● **TASK INPUTS**:
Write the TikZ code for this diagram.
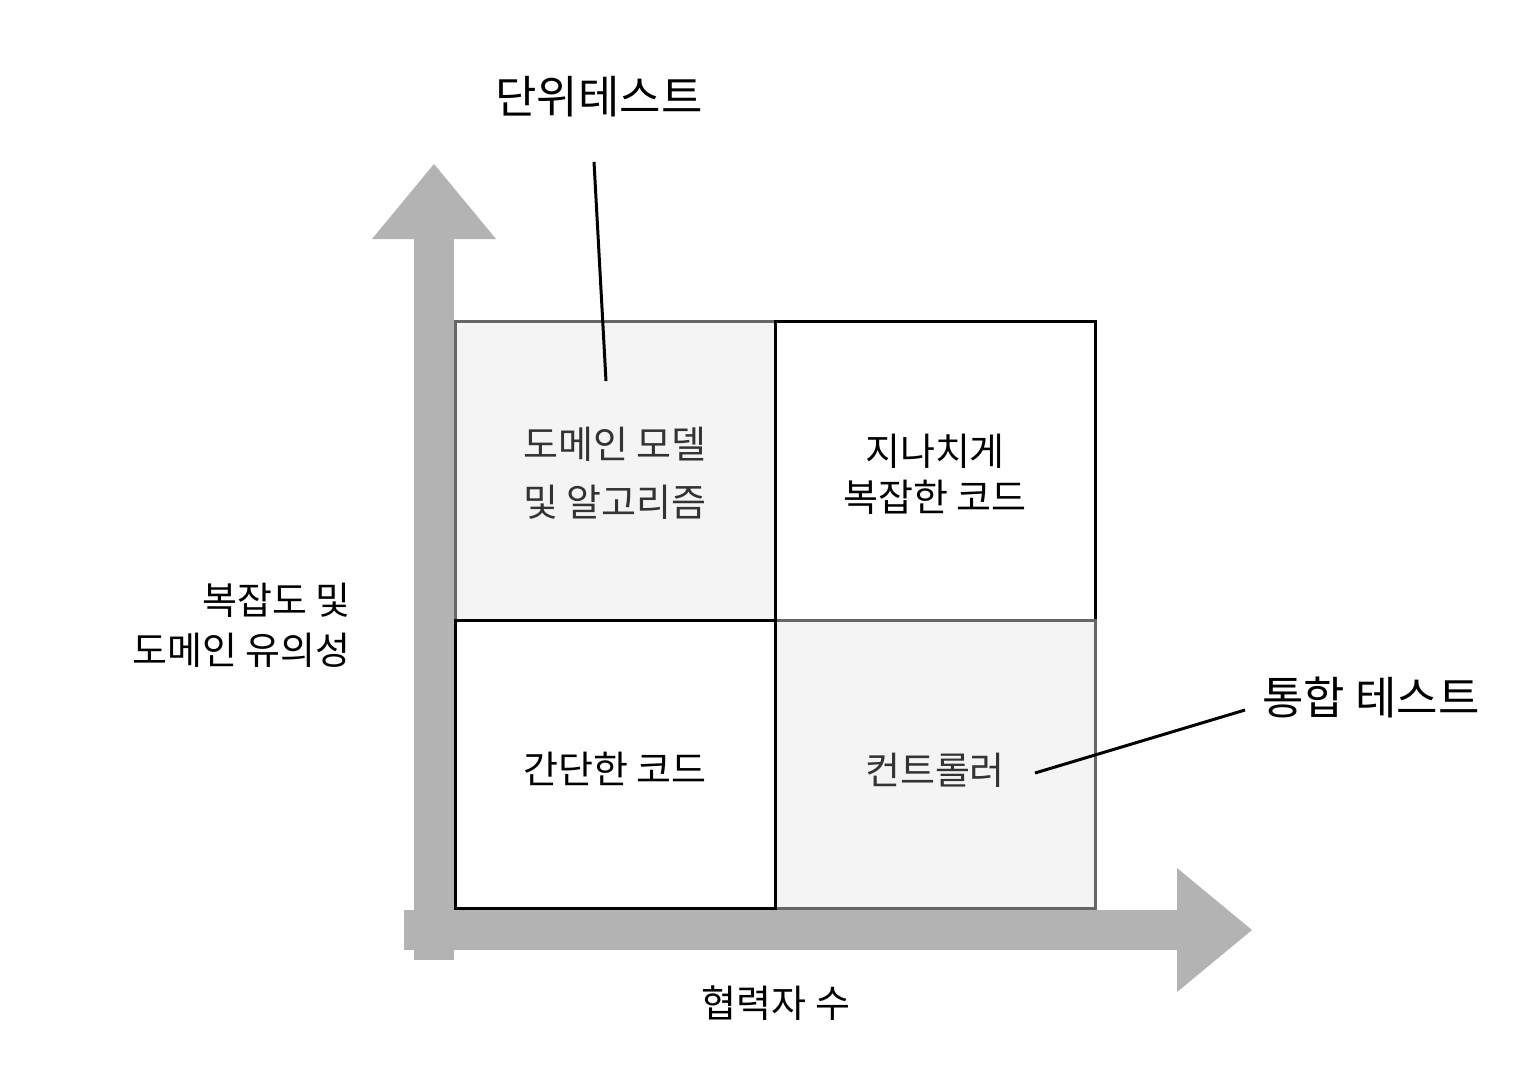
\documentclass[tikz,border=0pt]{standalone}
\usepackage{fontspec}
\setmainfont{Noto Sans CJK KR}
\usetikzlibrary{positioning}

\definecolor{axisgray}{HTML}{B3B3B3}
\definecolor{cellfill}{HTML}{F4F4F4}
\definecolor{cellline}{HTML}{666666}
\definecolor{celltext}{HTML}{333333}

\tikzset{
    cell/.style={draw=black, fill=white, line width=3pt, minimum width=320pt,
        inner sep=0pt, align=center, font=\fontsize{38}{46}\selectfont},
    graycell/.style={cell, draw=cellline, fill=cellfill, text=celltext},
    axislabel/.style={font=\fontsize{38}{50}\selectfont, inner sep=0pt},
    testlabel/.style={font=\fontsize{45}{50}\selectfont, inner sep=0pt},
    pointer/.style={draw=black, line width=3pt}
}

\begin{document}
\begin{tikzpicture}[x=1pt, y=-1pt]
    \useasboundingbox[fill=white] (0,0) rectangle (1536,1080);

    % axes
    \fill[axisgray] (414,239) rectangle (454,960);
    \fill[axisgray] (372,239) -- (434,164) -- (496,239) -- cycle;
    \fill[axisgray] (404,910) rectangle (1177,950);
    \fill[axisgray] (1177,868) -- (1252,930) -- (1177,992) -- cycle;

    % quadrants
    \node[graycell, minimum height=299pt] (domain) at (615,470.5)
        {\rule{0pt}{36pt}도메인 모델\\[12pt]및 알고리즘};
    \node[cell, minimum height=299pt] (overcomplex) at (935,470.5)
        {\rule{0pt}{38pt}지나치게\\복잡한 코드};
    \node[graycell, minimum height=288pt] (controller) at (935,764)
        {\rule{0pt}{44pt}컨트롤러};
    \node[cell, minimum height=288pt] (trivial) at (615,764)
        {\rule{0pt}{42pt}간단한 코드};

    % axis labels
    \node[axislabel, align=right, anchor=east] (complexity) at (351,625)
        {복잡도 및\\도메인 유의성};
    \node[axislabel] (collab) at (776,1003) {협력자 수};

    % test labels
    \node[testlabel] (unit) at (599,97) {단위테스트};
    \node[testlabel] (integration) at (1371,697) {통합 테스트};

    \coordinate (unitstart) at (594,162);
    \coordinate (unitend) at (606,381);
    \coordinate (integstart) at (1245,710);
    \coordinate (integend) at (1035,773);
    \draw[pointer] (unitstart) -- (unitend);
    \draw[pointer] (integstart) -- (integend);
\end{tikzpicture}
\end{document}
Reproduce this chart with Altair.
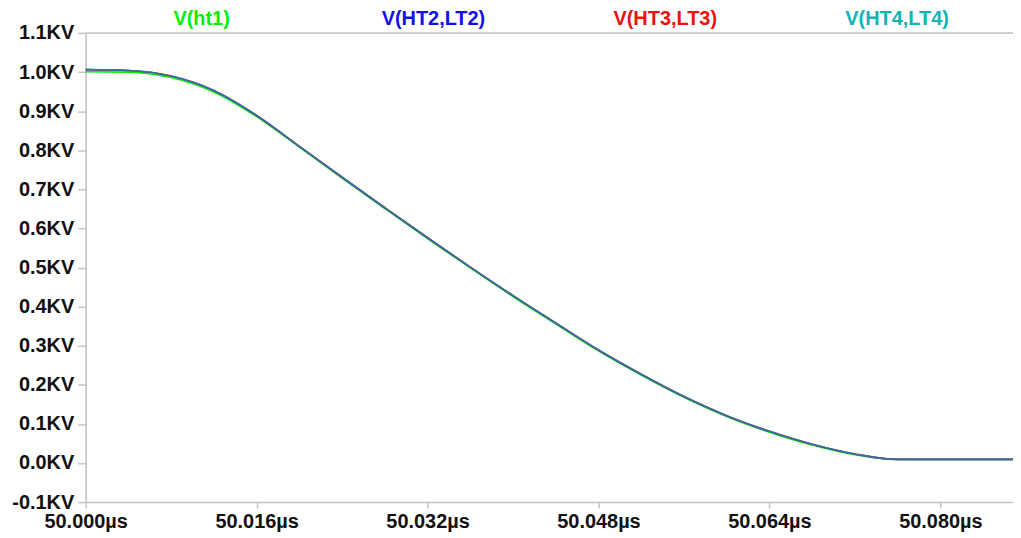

● **EXERCISE**: Reproduce the records verbatim, omitting all images they contain.

● **WORKED ANSWER**:
Write the TikZ code for this diagram.
\documentclass[tikz,border=0pt]{standalone}
\usepackage{fontspec}
\setmainfont{Noto Sans CJK KR}
\usetikzlibrary{positioning}

\definecolor{axisgray}{HTML}{B3B3B3}
\definecolor{cellfill}{HTML}{F4F4F4}
\definecolor{cellline}{HTML}{666666}
\definecolor{celltext}{HTML}{333333}

\tikzset{
    cell/.style={draw=black, fill=white, line width=3pt, minimum width=320pt,
        inner sep=0pt, align=center, font=\fontsize{38}{46}\selectfont},
    graycell/.style={cell, draw=cellline, fill=cellfill, text=celltext},
    axislabel/.style={font=\fontsize{38}{50}\selectfont, inner sep=0pt},
    testlabel/.style={font=\fontsize{45}{50}\selectfont, inner sep=0pt},
    pointer/.style={draw=black, line width=3pt}
}

\begin{document}
\begin{tikzpicture}[x=1pt, y=-1pt]
    \useasboundingbox[fill=white] (0,0) rectangle (1536,1080);

    % axes
    \fill[axisgray] (414,239) rectangle (454,960);
    \fill[axisgray] (372,239) -- (434,164) -- (496,239) -- cycle;
    \fill[axisgray] (404,910) rectangle (1177,950);
    \fill[axisgray] (1177,868) -- (1252,930) -- (1177,992) -- cycle;

    % quadrants
    \node[graycell, minimum height=299pt] (domain) at (615,470.5)
        {\rule{0pt}{36pt}도메인 모델\\[12pt]및 알고리즘};
    \node[cell, minimum height=299pt] (overcomplex) at (935,470.5)
        {\rule{0pt}{38pt}지나치게\\복잡한 코드};
    \node[graycell, minimum height=288pt] (controller) at (935,764)
        {\rule{0pt}{44pt}컨트롤러};
    \node[cell, minimum height=288pt] (trivial) at (615,764)
        {\rule{0pt}{42pt}간단한 코드};

    % axis labels
    \node[axislabel, align=right, anchor=east] (complexity) at (351,625)
        {복잡도 및\\도메인 유의성};
    \node[axislabel] (collab) at (776,1003) {협력자 수};

    % test labels
    \node[testlabel] (unit) at (599,97) {단위테스트};
    \node[testlabel] (integration) at (1371,697) {통합 테스트};

    \coordinate (unitstart) at (594,162);
    \coordinate (unitend) at (606,381);
    \coordinate (integstart) at (1245,710);
    \coordinate (integend) at (1035,773);
    \draw[pointer] (unitstart) -- (unitend);
    \draw[pointer] (integstart) -- (integend);
\end{tikzpicture}
\end{document}
Reproduce this chart with Altair.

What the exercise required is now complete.